We hiked to the Pool and then went back to the visitor’s center to ask a couple of questions. We were curious about the fenced areas erected along the stream in Moraine Park. We were told they were elk exclusion fences. These were areas where the vegetation had basically been decimated by overgrazing of elk and they were trying to revive the plant life there by keeping the elk out. Gates for people were provided so they could continue to fish the stream. We also talked to rangers about the Russian thistles we had seen along the roadsides – coming from Nebraska we know how invasive those plants are!

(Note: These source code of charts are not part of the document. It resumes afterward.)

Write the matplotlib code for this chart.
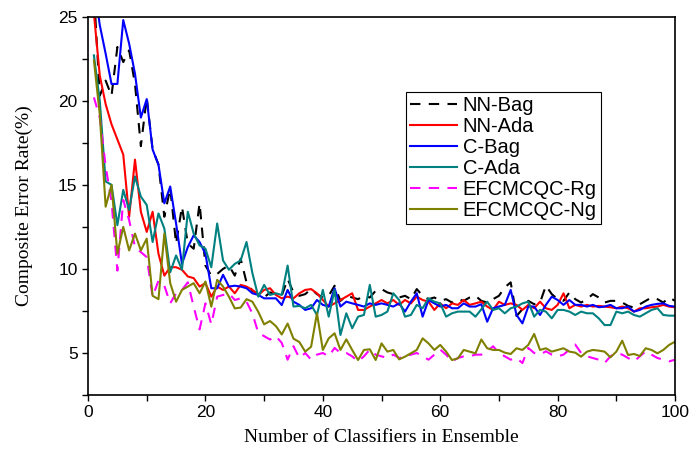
# Composite error rate vs ensemble size

import numpy as np
import matplotlib.pyplot as plt
from matplotlib.ticker import MultipleLocator

# Data (x = 1..100 classifiers)

n_classifiers = list(range(1, 101))

nn_bag = [26.5, 20.3, 21.2, 20.3, 23.2, 22.3, 23.0, 21.0, 17.3, 20.2,
          17.1, 16.2, 13.1, 14.8, 11.5, 13.7, 11.5, 11.2, 13.9, 10.2,
          9.6, 9.7, 10.0, 10.2, 9.6, 10.6, 9.2, 8.7, 8.5, 8.3,
          8.6, 8.5, 8.4, 9.4, 8.6, 8.4, 8.5, 8.8, 8.5, 8.3,
          8.4, 9.0, 8.1, 8.4, 8.3, 8.2, 8.4, 8.3, 8.7, 8.8,
          8.6, 8.5, 8.3, 8.4, 8.2, 8.8, 8.4, 8.2, 8.3, 8.1,
          8.2, 8.0, 8.2, 8.1, 8.3, 8.4, 8.1, 8.0, 8.2, 8.4,
          8.9, 9.2, 7.2, 7.6, 8.1, 7.9, 8.0, 9.0, 8.5, 8.2,
          8.1, 8.6, 8.2, 8.0, 8.2, 8.5, 8.3, 8.0, 8.1, 8.1,
          8.0, 7.8, 7.7, 7.9, 8.1, 8.3, 8.2, 8.0, 8.3, 8.1]

nn_ada = [25.2, 21.5, 19.8, 18.6, 17.7, 16.8, 13.1, 16.5, 13.4, 12.2,
          13.4, 10.9, 9.6, 10.1, 10.1, 9.95, 9.55, 9.45, 8.95, 9.15,
          8.35, 8.95, 8.75, 8.95, 8.55, 9.05, 8.95, 8.75, 8.45, 8.75,
          8.85, 8.45, 8.25, 8.35, 8.25, 8.55, 8.75, 8.8, 8.55, 8.15,
          7.76, 7.95, 8.15, 8.35, 8.55, 7.56, 7.56, 7.76, 7.95, 8.15,
          7.95, 8.15, 7.86, 8.15, 7.95, 8.35, 8.15, 8.05, 7.56, 7.95,
          7.66, 7.95, 7.86, 8.15, 7.86, 7.95, 8.05, 7.76, 7.56, 8.05,
          7.86, 7.95, 7.86, 7.56, 7.86, 7.66, 8.05, 7.66, 7.56, 7.86,
          8.55, 7.66, 7.86, 7.76, 7.86, 7.76, 7.8, 7.76, 7.72, 7.66,
          7.76, 7.66, 7.46, 7.66, 7.66, 7.72, 7.76, 7.86, 7.76, 7.72]

c_bag = [27.0, 24.5, 22.8, 21.0, 21.0, 24.8, 23.4, 21.6, 19.0, 20.1,
         17.1, 16.2, 13.9, 14.9, 12.7, 10.3, 11.3, 12.0, 11.6, 10.9,
         8.85, 8.85, 9.65, 8.95, 9.0, 8.95, 8.85, 8.55, 8.45, 8.25,
         8.25, 8.25, 7.85, 8.75, 8.05, 7.86, 7.56, 7.66, 8.15, 7.86,
         7.76, 8.85, 7.76, 8.05, 7.95, 7.86, 7.76, 7.95, 7.86, 7.95,
         7.86, 7.76, 7.95, 7.46, 8.05, 8.55, 7.16, 8.15, 7.95, 7.76,
         7.86, 7.66, 7.66, 7.95, 7.76, 7.76, 7.9, 6.86, 7.66, 7.76,
         7.86, 8.75, 7.26, 6.76, 7.76, 7.76, 7.26, 7.86, 8.35, 8.15,
         7.86, 8.15, 7.86, 7.86, 7.76, 7.86, 7.72, 7.76, 7.86, 7.66,
         7.66, 7.76, 7.46, 7.56, 7.76, 7.86, 7.92, 7.95, 7.8, 7.76]

c_ada = [22.7, 20.0, 15.2, 15.0, 12.6, 14.7, 13.5, 15.5, 14.3, 13.8,
         11.6, 13.3, 12.4, 9.8, 10.8, 9.95, 13.4, 12.1, 11.4, 11.2,
         10.1, 12.7, 10.5, 9.95, 10.3, 10.5, 11.6, 9.75, 8.35, 9.05,
         8.45, 8.55, 8.45, 10.2, 7.76, 7.8, 7.66, 7.86, 7.26, 8.75,
         7.16, 8.75, 6.07, 7.36, 6.47, 7.16, 7.26, 9.05, 7.16, 7.26,
         7.46, 8.55, 8.15, 7.16, 7.26, 7.86, 7.66, 8.25, 8.05, 7.95,
         7.16, 7.36, 7.46, 7.46, 7.46, 7.16, 7.6, 8.05, 7.56, 7.66,
         7.36, 7.66, 7.76, 7.95, 8.05, 7.16, 7.56, 7.46, 7.06, 7.56,
         7.56, 7.46, 7.26, 7.46, 7.36, 7.36, 7.06, 6.66, 6.66, 7.46,
         7.36, 7.46, 7.26, 7.16, 7.36, 7.56, 7.66, 7.26, 7.22, 7.22]

efcmcqc_rg = [20.2, 19.0, 16.1, 14.0, 9.9, 14.1, 12.9, 11.3, 11.0, 10.7,
              8.35, 9.3, 9.0, 7.95, 8.55, 8.75, 9.2, 7.75, 6.4, 7.95,
              6.7, 8.35, 8.45, 8.55, 8.15, 8.25, 8.05, 7.35, 6.2, 6.0,
              5.8, 6.0, 5.6, 4.6, 5.4, 4.7, 5.0, 4.6, 4.9, 5.0,
              4.8, 5.3, 5.0, 5.0, 4.8, 4.5, 4.8, 5.2, 4.9, 4.8,
              4.7, 4.9, 4.7, 4.8, 4.9, 5.0, 4.8, 4.6, 4.9, 5.2,
              4.9, 4.5, 4.7, 4.8, 4.8, 4.9, 4.9, 5.1, 5.4, 5.0,
              4.8, 4.6, 4.7, 4.4, 5.3, 5.0, 4.9, 5.1, 4.9, 4.8,
              4.9, 5.2, 5.5, 5.0, 4.8, 4.7, 4.6, 4.4, 4.8, 5.0,
              4.9, 4.7, 4.5, 4.8, 5.1, 4.9, 4.7, 4.6, 4.5, 4.6]

efcmcqc_ng = [22.4, 19.2, 13.7, 15.0, 10.9, 12.5, 11.1, 12.1, 11.1, 11.8,
              8.4, 8.2, 12.1, 9.15, 8.05, 8.75, 8.95, 9.15, 8.55, 9.25,
              7.75, 9.35, 8.95, 8.35, 7.65, 7.7, 8.2, 8.05, 7.45, 6.7,
              6.9, 6.6, 6.1, 6.75, 5.85, 5.65, 5.08, 5.37, 7.36, 5.18,
              5.87, 6.17, 5.18, 5.81, 5.18, 4.58, 5.18, 5.22, 4.58, 5.57,
              5.08, 5.18, 4.62, 4.78, 4.98, 5.18, 5.87, 5.57, 5.18, 5.48,
              5.08, 4.58, 4.68, 5.18, 5.08, 4.98, 5.8, 5.28, 5.18, 5.18,
              5.02, 4.94, 5.28, 5.18, 5.48, 6.13, 5.18, 5.28, 5.08, 5.18,
              5.28, 5.08, 5.02, 4.78, 5.08, 5.18, 5.14, 5.08, 4.74, 5.08,
              5.73, 4.88, 4.94, 4.82, 5.28, 5.18, 4.98, 5.18, 5.48, 5.67]

# Plotting

plt.rcParams['font.family'] = ['Liberation Sans', 'DejaVu Sans']

fig = plt.figure(figsize=(6.91, 4.5), dpi=100)
ax = fig.add_axes([0.1274, 0.1222, 0.8495, 0.8407])

lw = 1.5
ax.plot(n_classifiers, nn_bag, color='black', lw=lw, linestyle=(0, (5, 4)), label='NN-Bag')
ax.plot(n_classifiers, nn_ada, color='#ff0000', lw=lw, label='NN-Ada')
ax.plot(n_classifiers, c_bag, color='#0000ff', lw=lw, label='C-Bag')
ax.plot(n_classifiers, c_ada, color='#008080', lw=lw, label='C-Ada')
ax.plot(n_classifiers, efcmcqc_rg, color='#ff00ff', lw=lw, linestyle=(0, (5, 4)), label='EFCMCQC-Rg')
ax.plot(n_classifiers, efcmcqc_ng, color='#808000', lw=lw, label='EFCMCQC-Ng')

ax.set_xlim(0, 100)
ax.set_ylim(2.5, 25)
ax.xaxis.set_major_locator(MultipleLocator(20))
ax.xaxis.set_minor_locator(MultipleLocator(10))
ax.yaxis.set_major_locator(MultipleLocator(5))
ax.yaxis.set_minor_locator(MultipleLocator(2.5))
ax.tick_params(which='both', direction='out', length=4, width=1, labelsize=12.5,
               top=False, right=False)
for s in ax.spines.values():
    s.set_linewidth(1.2)

ax.set_xlabel('Number of Classifiers in Ensemble', family='Liberation Serif', fontsize=14, labelpad=6)
ax.set_ylabel('Composite Error Rate(%)', family='Liberation Serif', fontsize=14, labelpad=18)

leg = ax.legend(loc='upper left', bbox_to_anchor=(0.542, 0.80), fontsize=14.5,
                handlelength=2.3, labelspacing=0.1, handletextpad=0.3,
                borderpad=0.2, borderaxespad=0, fancybox=False, framealpha=1)
leg.get_frame().set_edgecolor('black')
leg.get_frame().set_linewidth(0.8)

plt.savefig('out.png', dpi=100)
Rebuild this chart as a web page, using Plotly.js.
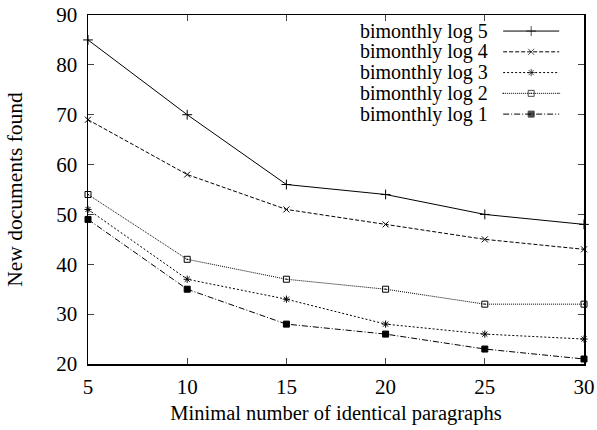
<!DOCTYPE html>
<html><head><meta charset="utf-8">
<script src="https://cdn.plot.ly/plotly-3.0.1.min.js"></script>
<style>html,body{margin:0;padding:0;background:#fff}#c{width:597px;height:430px}</style>
</head><body><div id="c"></div>
<script>
// Data
const paragraphs = [5, 10, 15, 20, 25, 30];
const seriesNames = ["bimonthly log 5", "bimonthly log 4", "bimonthly log 3", "bimonthly log 2", "bimonthly log 1"];
const log5 = [85, 70, 56, 54, 50, 48];
const log4 = [69, 58, 51, 48, 45, 43];
const log3 = [51, 37, 33, 28, 26, 25];
const log2 = [54, 41, 37, 35, 32, 32];
const log1 = [49, 35, 28, 26, 23, 21];
const xTicks = [5, 10, 15, 20, 25, 30];
const yTicks = [20, 30, 40, 50, 60, 70, 80, 90];

// Styles
const styles = [
  {dash: "solid", symbol: "cross-thin", size: 7},
  {dash: "4px,2px", symbol: "x-thin", size: 6},
  {dash: "2px,2px", symbol: "asterisk", size: 6},
  {dash: "1px,1px", symbol: "square-open-dot", size: 6},
  {dash: "6px,2px,1px,2px", symbol: "square", size: 6}
];
const values = [log5, log4, log3, log2, log1];

const FONT = "Liberation Serif, Times New Roman, serif";
const traces = [];
values.forEach((v, i) => {
  const s = styles[i];
  traces.push({
    x: paragraphs, y: v, type: "scatter", mode: "lines+markers",
    name: seriesNames[i], showlegend: false, cliponaxis: false,
    line: {color: "#000", width: 1, dash: s.dash},
    marker: {symbol: s.symbol, size: s.size, color: "#000",
             line: {color: "#000", width: 1}}
  });
});

// Custom legend (sample on the right, as in gnuplot) on an overlay axis spanning [0,1]
const legX0 = 0.837, legX1 = 0.950, legTextX = 0.8105;
const legY0 = 0.954, legDY = 0.0595;
const annotations = [];
seriesNames.forEach((n, i) => {
  const s = styles[i];
  const yy = legY0 - i * legDY;
  traces.push({
    x: [legX0, (legX0 + legX1) / 2, legX1], y: [yy, yy, yy],
    xaxis: "x2", yaxis: "y2", type: "scatter", mode: "lines+markers",
    showlegend: false, hoverinfo: "skip", cliponaxis: false,
    line: {color: "#000", width: 1, dash: s.dash},
    marker: {symbol: s.symbol, size: [0, s.size, 0], color: "#000",
             line: {color: "#000", width: 1}}
  });
  annotations.push({
    xref: "x2", yref: "y2", x: legTextX, y: yy, text: n, showarrow: false,
    xanchor: "right", yanchor: "middle", font: {family: FONT, size: 20, color: "#000"}
  });
});

const layout = {
  width: 597, height: 430,
  margin: {l: 88, r: 13, t: 15, b: 66},
  paper_bgcolor: "#fff", plot_bgcolor: "#fff",
  font: {family: FONT, size: 20, color: "#000"},
  showlegend: false,
  xaxis: {
    range: [5, 30], tickvals: xTicks, ticks: "inside", ticklen: 6,
    showline: true, linewidth: 1.5, linecolor: "#000", mirror: "ticks",
    showgrid: false, zeroline: false, tickfont: {family: FONT, size: 21},
    ticklabelstandoff: 3,
    title: {text: "Minimal number of identical paragraphs", font: {family: FONT, size: 20.5}, standoff: 8}
  },
  yaxis: {
    range: [20, 90], tickvals: yTicks, ticks: "inside", ticklen: 6,
    showline: true, linewidth: 1.5, linecolor: "#000", mirror: "ticks",
    showgrid: false, zeroline: false, tickfont: {family: FONT, size: 21},
    ticklabelstandoff: 5,
    title: {text: "New documents found", font: {family: FONT, size: 21.5}, standoff: 28}
  },
  xaxis2: {overlaying: "x", range: [0, 1], visible: false, fixedrange: true},
  yaxis2: {overlaying: "y", range: [0, 1], visible: false, fixedrange: true},
  annotations: annotations
};

Plotly.newPlot("c", traces, layout, {displayModeBar: false, staticPlot: true});
</script>
</body></html>
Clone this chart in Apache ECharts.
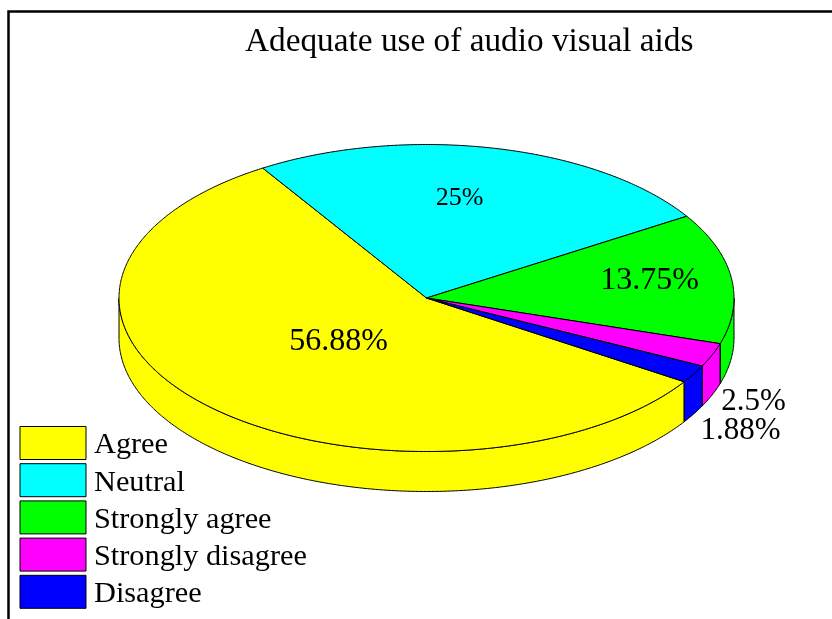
<!DOCTYPE html>
<html>
<head>
<meta charset="utf-8">
<style>html,body{margin:0;padding:0;background:#fff}#c{width:832px;height:619px}</style>
<script src="https://cdn.jsdelivr.net/npm/echarts@6/dist/echarts.min.js"></script>
</head>
<body>
<div id="c"></div>
<script>
var titleText = 'Adequate use of audio visual aids';
var categories = ['Agree', 'Neutral', 'Strongly agree', 'Strongly disagree', 'Disagree'];
var values = [56.88, 25, 13.75, 2.5, 1.88];
var labels = ['56.88%', '25%', '13.75%', '2.5%', '1.88%'];
var colors = ['#ffff00', '#00ffff', '#00ff00', '#ff00ff', '#0000ff'];

// Layout (separate from the data)
var CX = 426.5, CY = 298, RX = 307.5, RY = 153.5, DEPTH = 40, START = -33.07;
var SERIF = '"Liberation Serif","Times New Roman",serif';
var labelOffsets = [[-88, 44], [33, -100], [223, -17], [327, 104], [314, 133]];
var labelSizes = [32, 26, 32, 31, 31];

var total = values.reduce(function (a, b) { return a + b; }, 0);
function rim(tDeg, dy) {
  var t = tDeg * Math.PI / 180;
  return [CX + RX * Math.cos(t), CY - RY * Math.sin(t) + (dy || 0)];
}
function arc(from, to, dy) {
  var pts = [], n = Math.max(2, Math.ceil(Math.abs(from - to) * 2));
  for (var i = 0; i <= n; i++) pts.push(rim(from + (to - from) * i / n, dy));
  return pts;
}
function makeRender(idx) {
  return function (params, api) {
    var before = 0;
    for (var i = 0; i < idx; i++) before += values[i];
    var a0 = START - before / total * 360;
    var a1 = a0 - api.value(0) / total * 360;
    var children = [];
    var style = { fill: colors[idx], stroke: '#000', lineWidth: 1 };
    [[0, -180], [-360, -540]].forEach(function (band) {
      var hi = Math.min(a0, band[0]), lo = Math.max(a1, band[1]);
      if (hi > lo) {
        var side = arc(hi, lo, 0).concat(arc(lo, hi, DEPTH));
        children.push({ type: 'polygon', shape: { points: side }, style: style });
      }
    });
    var top = [[CX, CY]].concat(arc(a0, a1, 0));
    children.push({ type: 'polygon', shape: { points: top }, style: style });
    children.push({
      type: 'text', z2: 10,
      style: {
        x: CX + labelOffsets[idx][0], y: CY + labelOffsets[idx][1],
        text: labels[idx], fill: '#000', align: 'center', verticalAlign: 'middle',
        font: labelSizes[idx] + 'px ' + SERIF
      }
    });
    return { type: 'group', children: children };
  };
}

var chart = echarts.init(document.getElementById('c'), null, { renderer: 'canvas' });
chart.setOption({
  animation: false,
  backgroundColor: '#fff',
  title: {
    text: titleText, left: 245, top: 26, padding: 0,
    textStyle: { fontFamily: SERIF, fontWeight: 'normal', fontSize: 33.3, color: '#000' }
  },
  legend: {
    orient: 'vertical', left: 19.5, top: 425.5, padding: 0,
    itemWidth: 66, itemHeight: 33, itemGap: 2.2, selectedMode: false,
    icon: 'rect', data: categories,
    itemStyle: { borderColor: '#000', borderWidth: 1 },
    formatter: function (name) { return '{t|' + name + '}'; },
    textStyle: {
      rich: { t: { fontFamily: SERIF, fontSize: 30.3, lineHeight: 28, color: '#000', padding: [5, 0, 0, 3] } }
    }
  },
  graphic: [{
    type: 'polyline', silent: true,
    shape: { points: [[8.5, 619], [8.5, 11.5], [832, 11.5]] },
    style: { fill: null, stroke: '#000', lineWidth: 2.5 }
  }],
  series: categories.map(function (name, i) {
    return {
      type: 'custom', name: name, coordinateSystem: 'none', silent: true,
      itemStyle: { color: colors[i], borderColor: '#000', borderWidth: 1 },
      renderItem: makeRender(i), data: [values[i]]
    };
  })
});
</script>
</body>
</html>
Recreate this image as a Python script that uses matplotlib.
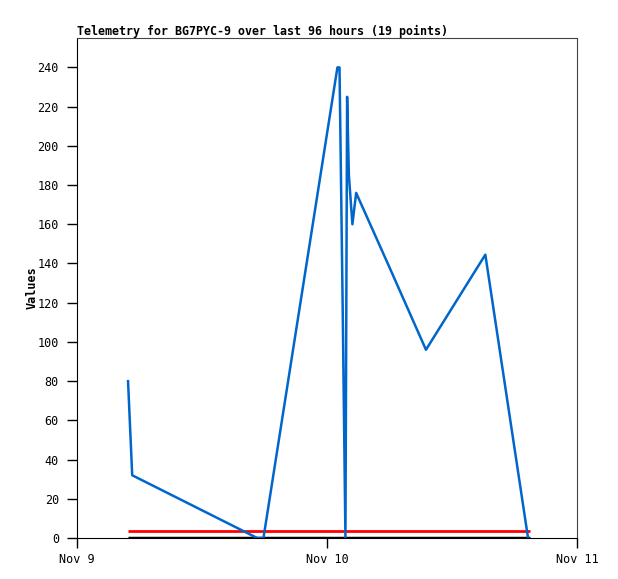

We decided to explore the Old Fall River Road which was the original road to cross the park by way of Fall River Valley and Milner Pass. Following construction of Trail Ridge Road, Old Fall River Road was designated as a one-way route to the Alpine Visitors Center. The day we drove it, even though it is unpaved, there was a steady stream of traffic. It reminded us of why we like to visit national parks in the off-season. Of course, the fact that Trail Ridge Road is closed from mid-October to Memorial Day because of weather, does limit the season.
After having scoured the mountainsides with binoculars in search of bighorn sheep to no avail, we came across a sheep perfectly posed not far off the road near Rock Cut. We also managed to spot pika, and marmots among the rocks.
The trail past Copeland Falls to Calypso Cascade was a pleasant hike and not quite as crowded as some others. Not so, the trailhead for Long’s Peak when we went there. We were totally amazed at the size of the parking lot and the fact that it was packed with vehicles. Long’s is not an easy mountain but, as the season is short, and many climbers want to add it to the list of fourteeners they have climbed, a ranger told us it is always very crowded there.
Rocky Mountain National Park is certainly a jewel in the national park system and well worth the return visit.